Two luminaries in this domain are Tatler and Harpers and Queen, which are read a bit, but only by the middle classes scouring ‘Bystander’ or ‘Jennifer’s Diary’ for photographs of their horrid, frilly-dress-shirted friends.
But the best of all are the car magazines.
There was a time when they treated the car for what it was – a device which used a series of small explosions to move people around. But now, it is an artform. The days when you could get away with a front three-quarters shot taken in the office car park are gone.
Then there are the front covers. How many times has the Golf GTi lost its crown? To my certain knowledge, the Escort XR3 was the first to steal it, yet when the Peugeot 205 GTI came along a couple of years later, somehow, the Golf had got it back again.

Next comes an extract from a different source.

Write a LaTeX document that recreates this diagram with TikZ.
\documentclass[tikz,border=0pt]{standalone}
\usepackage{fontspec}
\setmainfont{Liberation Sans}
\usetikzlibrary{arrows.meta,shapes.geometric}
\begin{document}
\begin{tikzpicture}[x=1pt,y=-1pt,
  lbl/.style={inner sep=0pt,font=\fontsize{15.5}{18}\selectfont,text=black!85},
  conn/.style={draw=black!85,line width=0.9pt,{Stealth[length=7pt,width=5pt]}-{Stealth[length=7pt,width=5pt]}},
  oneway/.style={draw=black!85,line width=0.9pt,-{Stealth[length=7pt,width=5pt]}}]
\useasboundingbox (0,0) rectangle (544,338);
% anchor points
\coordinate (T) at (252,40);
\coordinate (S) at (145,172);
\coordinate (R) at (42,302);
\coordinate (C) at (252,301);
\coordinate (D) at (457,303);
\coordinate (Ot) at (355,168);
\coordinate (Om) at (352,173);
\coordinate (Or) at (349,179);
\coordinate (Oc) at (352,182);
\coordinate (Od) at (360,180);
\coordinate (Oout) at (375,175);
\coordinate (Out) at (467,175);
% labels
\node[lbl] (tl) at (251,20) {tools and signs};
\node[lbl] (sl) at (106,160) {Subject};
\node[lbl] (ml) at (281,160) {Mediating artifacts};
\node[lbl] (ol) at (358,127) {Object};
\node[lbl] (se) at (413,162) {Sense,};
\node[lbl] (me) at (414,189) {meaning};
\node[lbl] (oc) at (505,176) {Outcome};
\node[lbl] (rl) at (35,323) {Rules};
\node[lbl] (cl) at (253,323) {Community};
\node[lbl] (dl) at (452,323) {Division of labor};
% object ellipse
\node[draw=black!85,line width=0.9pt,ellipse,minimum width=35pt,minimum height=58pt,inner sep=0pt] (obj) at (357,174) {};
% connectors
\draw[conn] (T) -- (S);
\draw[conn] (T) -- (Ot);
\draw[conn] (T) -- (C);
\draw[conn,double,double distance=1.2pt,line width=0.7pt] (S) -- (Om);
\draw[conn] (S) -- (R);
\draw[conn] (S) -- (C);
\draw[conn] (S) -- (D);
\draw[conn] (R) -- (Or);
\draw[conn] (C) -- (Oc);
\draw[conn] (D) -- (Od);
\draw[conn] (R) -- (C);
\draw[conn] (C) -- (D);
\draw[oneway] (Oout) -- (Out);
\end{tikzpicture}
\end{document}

And therefore we read in 72-point bold that the Golf GTi had lost its crown again, this time to the 205 GTI.
So the Vauxhall Astra, you might imagine, would have to pinch it from the 205; but no, at some point Peugeot had given it back to VW – who reluctantly had to hand it over again, this time to Vauxhall.
Then in no particular order it has been worn by the Peugeot 309 GTI, the Astra GTE 16v, the Escort RS Turbo, the Delta Integrale and the Corolla GTi. But for some extraordinary reason, the prized headgear never gets handed directly from one winner to the
next. It always goes back to VW in between times.

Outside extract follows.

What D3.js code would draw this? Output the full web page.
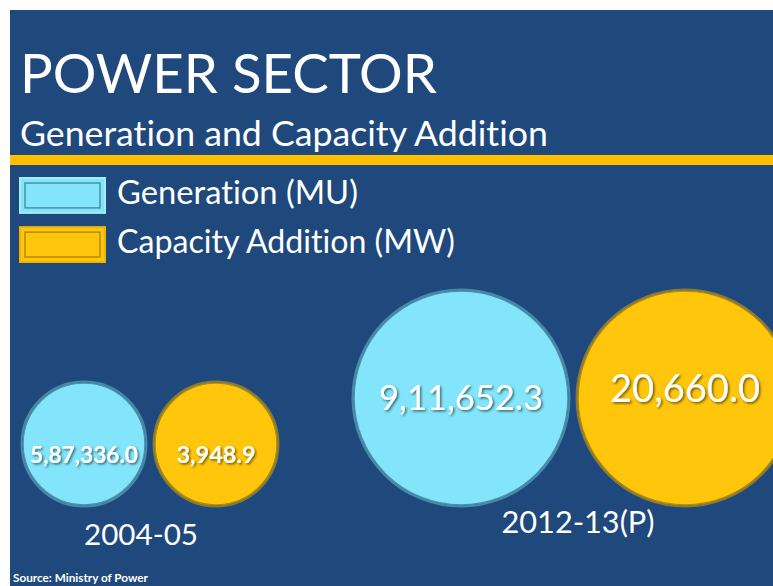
<!DOCTYPE html>
<html>
<head>
<meta charset="utf-8">
<script src="https://cdn.jsdelivr.net/npm/d3@7/dist/d3.min.js"></script>
<style>
  html, body { margin: 0; padding: 0; background: #fff; }
  svg { display: block; }
  text { font-variant-ligatures: none; font-feature-settings: "liga" 0; }
</style>
</head>
<body>
<div id="chart"></div>
<script>
// chart data
const periods = ['2004-05', '2012-13(P)'];
const seriesNames = ['Generation (MU)', 'Capacity Addition (MW)'];
const generation = [587336.0, 911652.3];
const capacityAddition = [3948.9, 20660.0];
const title = 'POWER SECTOR';
const subtitle = 'Generation and Capacity Addition';
const source = 'Source: Ministry of Power';

const width = 773;
const height = 586;
const font = 'Lato, "Open Sans", sans-serif';
const navy = '#1f497d';
const gold = '#ffc60b';
const sky = '#82e5fb';

// indian digit grouping: 5,87,336.0
function inr(v) {
  const parts = v.toFixed(1).split('.');
  const last3 = parts[0].slice(-3);
  const rest = parts[0].slice(0, -3).replace(/\B(?=(\d{2})+(?!\d))/g, ',');
  return (rest ? rest + ',' : '') + last3 + '.' + parts[1];
}

// scale font-size so the text spans w pixels
function fit(text, w) {
  const len = text.node().getComputedTextLength();
  const fs = parseFloat(text.attr('font-size'));
  text.attr('font-size', fs * w / len);
  return text;
}

const svg = d3.select('#chart').append('svg')
  .attr('width', width)
  .attr('height', height);

const defs = svg.append('defs');
const shadow = defs.append('filter').attr('id', 'shadow')
  .attr('x', '-10%').attr('y', '-20%').attr('width', '130%').attr('height', '160%');
shadow.append('feDropShadow')
  .attr('dx', 1.5).attr('dy', 1.5).attr('stdDeviation', 1)
  .attr('flood-color', '#000').attr('flood-opacity', 0.55);

// background panel
svg.append('rect')
  .attr('x', 10).attr('y', 10)
  .attr('width', width - 10).attr('height', height - 10)
  .attr('fill', navy);

// titles
const t1 = svg.append('text')
  .attr('x', 20).attr('y', 93)
  .attr('font-family', font).attr('font-size', 56)
  .attr('fill', '#fff')
  .text(title);
fit(t1, 417);

const t2 = svg.append('text')
  .attr('x', 20).attr('y', 146)
  .attr('font-family', font).attr('font-size', 32)
  .attr('fill', '#fff')
  .text(subtitle);
fit(t2, 528);

svg.append('rect')
  .attr('x', 10).attr('y', 155)
  .attr('width', width - 10).attr('height', 10)
  .attr('fill', '#ffc000');

// legend
const color = d3.scaleOrdinal(seriesNames, [sky, gold]);
const edge = d3.scaleOrdinal(seriesNames, ['#4c8ea6', '#b58a06']);
const rim = d3.scaleOrdinal(seriesNames, ['#a4ecfb', '#f2b400']);
const legendY = d3.scaleBand(seriesNames, [178, 262])
  .paddingInner(0.29).paddingOuter(0);

const legend = svg.append('g').selectAll('g')
  .data(seriesNames)
  .join('g')
  .attr('transform', d => `translate(20, ${legendY(d)})`);

legend.append('rect')
  .attr('width', 85).attr('height', legendY.bandwidth())
  .attr('fill', d => color(d))
  .attr('stroke', d => rim(d))
  .attr('stroke-width', 2);
legend.append('rect')
  .attr('x', 5).attr('y', 5)
  .attr('width', 75).attr('height', legendY.bandwidth() - 10)
  .attr('fill', 'none')
  .attr('stroke', d => edge(d))
  .attr('stroke-width', 1.5);

const legendWidth = d3.scaleOrdinal(seriesNames, [241, 338]);
legend.append('text')
  .attr('x', 97)
  .attr('y', legendY.bandwidth() - 9)
  .attr('font-family', font).attr('font-size', 30)
  .attr('fill', '#fff')
  .text(d => d)
  .each(function (d) { fit(d3.select(this), legendWidth(d)); });

// bubbles
const rows = [];
periods.forEach((p, i) => {
  rows.push({ key: p + '|g', period: p, series: seriesNames[0], value: generation[i] });
  rows.push({ key: p + '|c', period: p, series: seriesNames[1], value: capacityAddition[i] });
});
const keys = rows.map(d => d.key);

const groupX = d3.scaleOrdinal(periods, [150, 573]);
const radius = d3.scaleOrdinal(periods, [61, 107]);
const side = d3.scaleOrdinal(seriesNames, [-1, 1]);
const valueWeight = d3.scaleOrdinal(periods, ['bold', 'normal']);
const valueW = d3.scaleOrdinal(keys, [108, 79, 164, 150]);
const valueDy = d3.scaleOrdinal(keys, [19, 19, 12, 4]);
const bottom = 505;

const bubble = svg.append('g').selectAll('g')
  .data(rows)
  .join('g')
  .attr('transform', d => {
    const r = radius(d.period);
    return `translate(${groupX(d.period) + side(d.series) * (r + 5)}, ${bottom - r})`;
  });

bubble.append('circle')
  .attr('r', d => radius(d.period) + 1.5)
  .attr('fill', 'none')
  .attr('stroke', d => d3.color(color(d.series)).darker(0.4))
  .attr('stroke-opacity', 0.5)
  .attr('stroke-width', 2);

bubble.append('circle')
  .attr('r', d => radius(d.period))
  .attr('fill', d => color(d.series))
  .attr('stroke', d => edge(d.series))
  .attr('stroke-width', 1.5);

bubble.append('text')
  .attr('text-anchor', 'middle')
  .attr('y', d => valueDy(d.key))
  .attr('font-family', font)
  .attr('font-weight', d => valueWeight(d.period))
  .attr('font-size', 24)
  .attr('fill', '#fff')
  .attr('filter', 'url(#shadow)')
  .text(d => inr(d.value))
  .each(function (d) { fit(d3.select(this), valueW(d.key)); });

// period labels
const labelX = d3.scaleOrdinal(periods, [141, 578]);
const labelY = d3.scaleOrdinal(periods, [545, 533]);
const labelW = d3.scaleOrdinal(periods, [114, 153]);
svg.append('g').selectAll('text')
  .data(periods)
  .join('text')
  .attr('x', d => labelX(d))
  .attr('y', d => labelY(d))
  .attr('text-anchor', 'middle')
  .attr('font-family', font).attr('font-size', 30)
  .attr('fill', '#fff')
  .text(d => d)
  .each(function (d) { fit(d3.select(this), labelW(d)); });

// source
const src = svg.append('text')
  .attr('x', 13).attr('y', 582)
  .attr('font-family', font).attr('font-size', 12)
  .attr('font-weight', 'bold')
  .attr('fill', '#fff')
  .text(source);
fit(src, 135);
</script>
</body>
</html>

For now, it is being worn by the 16-valve Astra but you can bet your bottom dollar that VW will have it back in time to lose it to the new 16-valve Integrale.
The Quattro has been through a similar series of machinations. The Delta Integrale pinched its number one slot but had to give the crown back to Audi shortly afterwards because it was wearing the Golf’s at the time.

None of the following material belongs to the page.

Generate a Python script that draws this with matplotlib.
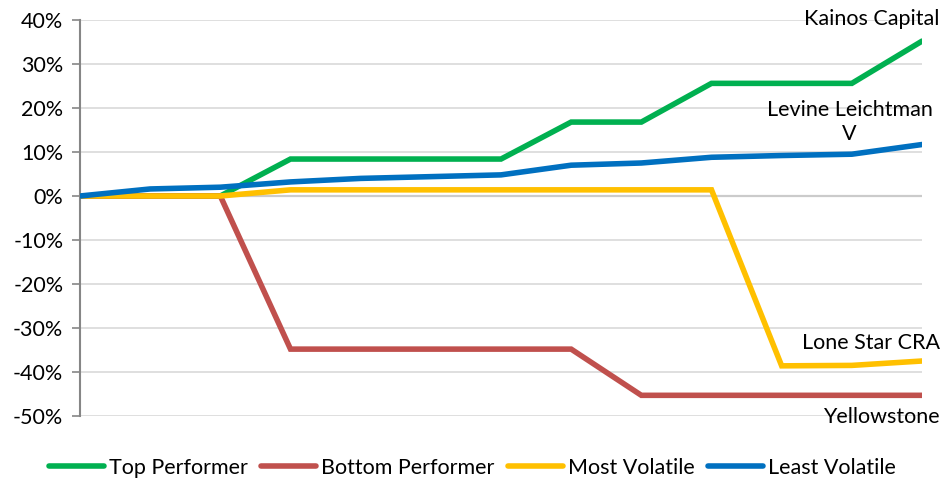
import matplotlib
matplotlib.use("Agg")
import matplotlib.pyplot as plt
from matplotlib.ticker import FuncFormatter

plt.rcParams['font.family'] = ['Lato', 'DejaVu Sans']

# data, one point per period
periods = list(range(13))
top_performer = [0, 0, 0, 8.4, 8.4, 8.4, 8.4, 16.8, 16.8, 25.6, 25.6, 25.6, 35.2]
bottom_performer = [0, 0, 0, -34.8, -34.8, -34.8, -34.8, -34.8, -45.3, -45.3, -45.3, -45.3, -45.3]
most_volatile = [0, 0, 0, 1.4, 1.4, 1.4, 1.4, 1.4, 1.4, 1.4, -38.6, -38.5, -37.5]
least_volatile = [0, 1.6, 2.0, 3.2, 4.0, 4.4, 4.8, 7.0, 7.5, 8.8, 9.2, 9.5, 11.7]

series_names = ["Top Performer", "Bottom Performer", "Most Volatile", "Least Volatile"]
series_colors = ["#00B050", "#C0504D", "#FFC000", "#0070C0"]
fund_names = ["Kainos Capital", "Yellowstone", "Lone Star CRA", "Levine Leichtman\nV"]

yticks = list(range(-50, 41, 10))
fs = 15.5

fig = plt.figure(figsize=(9.45, 4.82), dpi=100)
ax = fig.add_axes([80 / 945, 1 - 416 / 482, 842 / 945, 396 / 482])

for vals, name, col in zip([top_performer, bottom_performer, most_volatile, least_volatile],
                           series_names, series_colors):
    ax.plot(periods, vals, color=col, lw=4, label=name, solid_capstyle='round',
            solid_joinstyle='miter', zorder=3)

ax.set_xlim(0, 12)
ax.set_ylim(-50, 40)
ax.set_yticks(yticks)
ax.yaxis.set_major_formatter(FuncFormatter(lambda v, p: f"{int(v)}%"))
ax.set_xticks([])
ax.grid(axis='y', color='#D9D9D9', lw=1.2, zorder=0)
ax.axhline(0, color='#868686', lw=1.5, zorder=1)
for s in ['top', 'right', 'bottom']:
    ax.spines[s].set_visible(False)
ax.spines['left'].set_color('#868686')
ax.spines['left'].set_linewidth(1.5)
ax.tick_params(axis='y', length=6, width=1.2, color='#868686', labelsize=fs, pad=6)

# end-of-line fund labels
trans = ax.get_yaxis_transform()
ax.text(1.021, 40.3, fund_names[0], transform=trans, ha='right', va='center', fontsize=fs)
ax.text(1.021, -50.2, fund_names[1], transform=trans, ha='right', va='center', fontsize=fs)
ax.text(1.021, -33.4, fund_names[2], transform=trans, ha='right', va='center', fontsize=fs)
ax.text(0.914, 16.9, fund_names[3], transform=trans, ha='center', va='center',
        fontsize=fs, linespacing=1.25)

fig.legend(loc='center', bbox_to_anchor=(0.5, 1 - 468 / 482), ncol=4, frameon=False, fontsize=fs,
           handlelength=2.55, handletextpad=0.25, columnspacing=0.6)

fig.savefig("out.png", dpi=100)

Audi held on to it for a bit but only a couple of months ago, relinquished it to Porsche’s 911 Carrera 4.
And aside from dispensing crowns on a weekly basis, headline writers have become obsessed with speed.
‘WE DRIVE THE 220-MPH JAG THEY DARE NOT BUILD’ is the latest game. Not to be outdone, a rival publication, you can be assured, will drive a 230-mph Jag that can’t be built the very next week. And so on towards infinity perhaps.
We smirk when we read that Freddie Starr ate someone’s hamster, yet we are expected to believe that some scribbler has driven a Jaguar that no one has built at a speed that current tyre technology won’t allow anyway.
I have driven a BMW 750iL at an indicated 156 mph on the autobahn and believe me, it is a bowel-loosening experience I do not wish to relive. Sure, I enjoy going quickly, but the notion of driving something like a Porsche 911, which has been tuned by a foreign grease monkey, at the speed of sound in a Welsh valley, appals as much as it amuses.
The thing is that if you have a magazine on your coffee table that talks on its front cover about a car that hasn’t been built doing 300 mph on the Milton Keynes ring road, visitors to your home will be impressed.
If you leave motoring publications lying around which talk about how seatbelts save lives, those same visitors will drink their coffee very quickly and leave.
Business-speak impresses too. Honda have smashed Porsche 48 times and Toyota have bludgeoned BMW to death on a weekly basis for two years. And all this smashing and bludgeoning has resulted in every move a manufacturer makes being seen as utterly crucial.
As in, ‘ON THE LIMIT IN ROVER’S LIFE-OR-DEATH MAESTRO’; or how about this recent gem: ‘LOTUS’S MAKE-OR-BREAK ELAN.’